The Philadelphia Flyers had plenty of chances to show off the league's best power play.
The Flyers got two man-advantage goals from John LeClair and one each by Daymond Langkow and Simon Gagne as Philadelphia beat the New York Islanders 5-1 on Saturday night for its fifth straight victory.
"There's no doubt about it - we have to be smarter with the penalties that we're taking," Islanders coach Butch Goring said. "Our penalty killing was terrible tonight."
Things started well for New York in the first period, but the Islanders were unable to sustain it.
Playing before the first non-Rangers sellout crowd since Dec. 22, 1998, the Islanders killed one penalty in the opening period and took a 1-0 lead when Mariusz Czerkawski beat goalie John Vanbiesbrouck at 16:41.
Czerkawski had another opportunity early in the second, but hit the goal post. After Aris Brimanis took an interference penalty for New York, teammate Jamie Rivers took a needless cross-checking penalty, which gave the Flyers a two-man advantage.

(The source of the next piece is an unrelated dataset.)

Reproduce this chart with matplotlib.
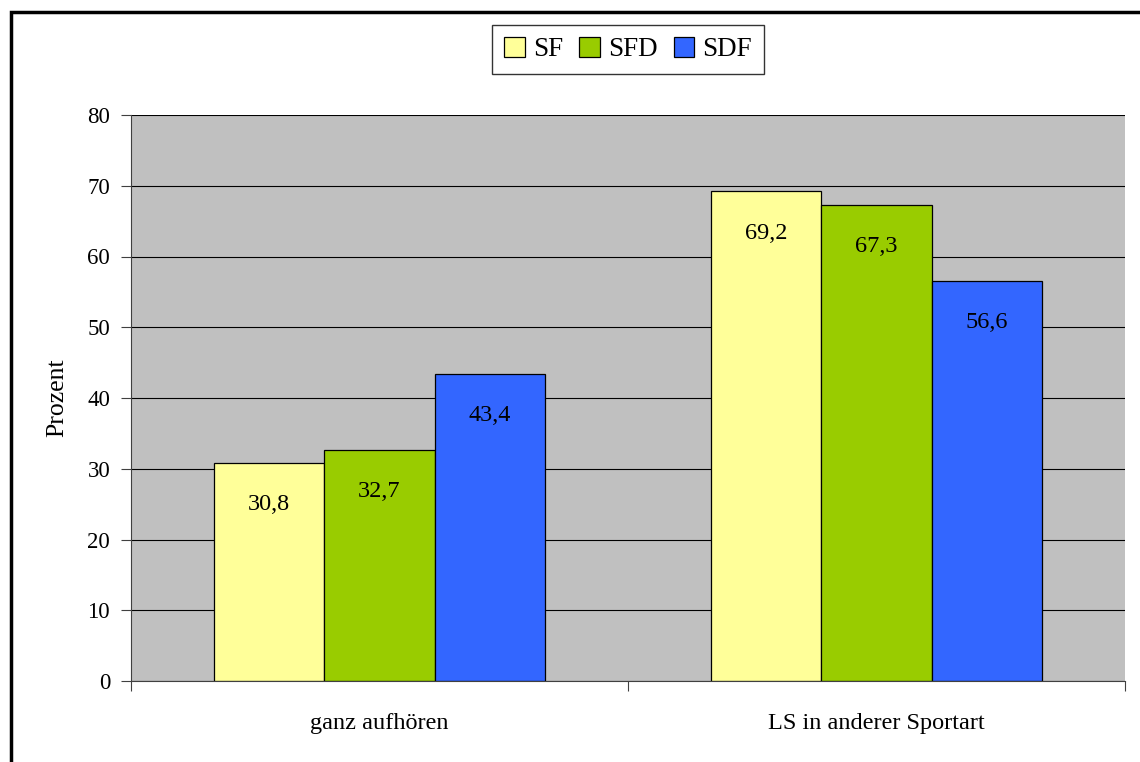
import matplotlib
matplotlib.use("Agg")
import matplotlib.pyplot as plt
from matplotlib.patches import Rectangle
import numpy as np

categories = ["ganz aufhören", "LS in anderer Sportart"]
series_names = ["SF", "SFD", "SDF"]
values_sf = [30.8, 69.2]
values_sfd = [32.7, 67.3]
values_sdf = [43.4, 56.6]
colors = ["#FFFF99", "#99CC00", "#3366FF"]
yticks = [0, 10, 20, 30, 40, 50, 60, 70, 80]

plt.rcParams["font.family"] = ["Liberation Serif", "DejaVu Serif"]

W, H = 1140, 762
fig = plt.figure(figsize=(W / 100, H / 100), dpi=100)

# outer frame (extends past the right and bottom edges)
fig.patches.append(Rectangle((11 / W, -0.05), 1.2, 1 - 12 / H + 0.05,
                             transform=fig.transFigure, fill=False,
                             edgecolor="black", linewidth=2.5))

ax = fig.add_axes([131 / W, (H - 681) / H, 994 / W, 566 / H])
ax.set_facecolor("#C0C0C0")

x = np.arange(len(categories))
bw = 0.2223
series = [values_sf, values_sfd, values_sdf]
for i, (name, vals, col) in enumerate(zip(series_names, series, colors)):
    pos = x + (i - 1) * bw
    bars = ax.bar(pos, vals, width=bw, color=col, edgecolor="black",
                  linewidth=0.9, label=name, zorder=3)
    for b, v in zip(bars, vals):
        ax.annotate(f"{v:.1f}".replace(".", ","),
                    xy=(b.get_x() + b.get_width() / 2, v),
                    xytext=(0, -30), textcoords="offset points",
                    ha="center", va="center", fontsize=17.5, zorder=4)

ax.set_xlim(-0.5, 1.5)
ax.set_ylim(0, 80)
ax.set_yticks(yticks)
ax.yaxis.grid(True, color="black", linewidth=0.8, zorder=1)
ax.set_axisbelow(True)
for s in ["top", "right"]:
    ax.spines[s].set_visible(False)
ax.spines["left"].set_color("#404040")
ax.spines["bottom"].set_color("#404040")
ax.spines["left"].set_zorder(5)
ax.spines["bottom"].set_zorder(5)

ax.set_xticks([-0.5, 0.5, 1.5])
ax.set_xticklabels([])
ax.set_xticks(x, minor=True)
ax.set_xticklabels(categories, minor=True, fontsize=17.5)
ax.tick_params(axis="x", which="major", length=7, direction="out", color="#404040")
ax.tick_params(axis="x", which="minor", length=0, pad=23)
ax.tick_params(axis="y", length=7, direction="out", labelsize=16.5, pad=8, color="#404040")

ax.set_ylabel("Prozent", fontsize=18.5)
ax.yaxis.set_label_coords((68 - 131) / 994, 0.5)

leg = ax.legend(loc="center", bbox_to_anchor=((628 - 131) / 994, 1 + (115 - 49.5) / 566),
                ncol=3, fontsize=19.5, frameon=True, fancybox=False,
                edgecolor="black", handlelength=0.75, handleheight=0.75,
                handletextpad=0.3, columnspacing=0.6, borderpad=0.45)
leg.get_frame().set_linewidth(1.0)

fig.savefig("out.png", dpi=100)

It only took seven seconds to tie the game.
Langkow took a centering pass from Valeri Zelepukin and stuffed the puck past Kevin Weekes at 6:26. Gagne scored on the back end of th advantage 21 seconds later on a wrist shot off a nice cross-ice pass from Mark Recchi.
Rivers, who was surprised he was called for a penalty, said the Flyers bring out the aggressiveness in the Islanders.
"We took a lot of intense penalties," Rivers said. "In a game like this, your emotions and intensity run wild."
Philadelphia went up 3-1 at 13:10 when LeClair tipped Keith Jones' pass past Weekes on another power play.
"Tonight, it seemed like everything we shot went in," Recchi said. "We were getting turnovers and got them scrambling a bit."
Late goals in the third by Craig Berube at 16:36 his first in 72 games and LeClair at 19:01 sealed the win. The Flyers trail Atlantic Division and Eastern Conference-leading New Jersey by four points with a game in hand.
"They were hot for a long time," Recchi said of the Devils. "It's very difficult to keep that kind of a roll up over a full 82-game schedule, and we're picking the right time to get hot."
New York lost its third straight game.
"We can take lessons from them and learn," Czerkawski said. "We have to have emotion. We have to hit people and be nasty. We have to be in people's faces, and yet we have to control all of that. The head has to work at the same time the body works."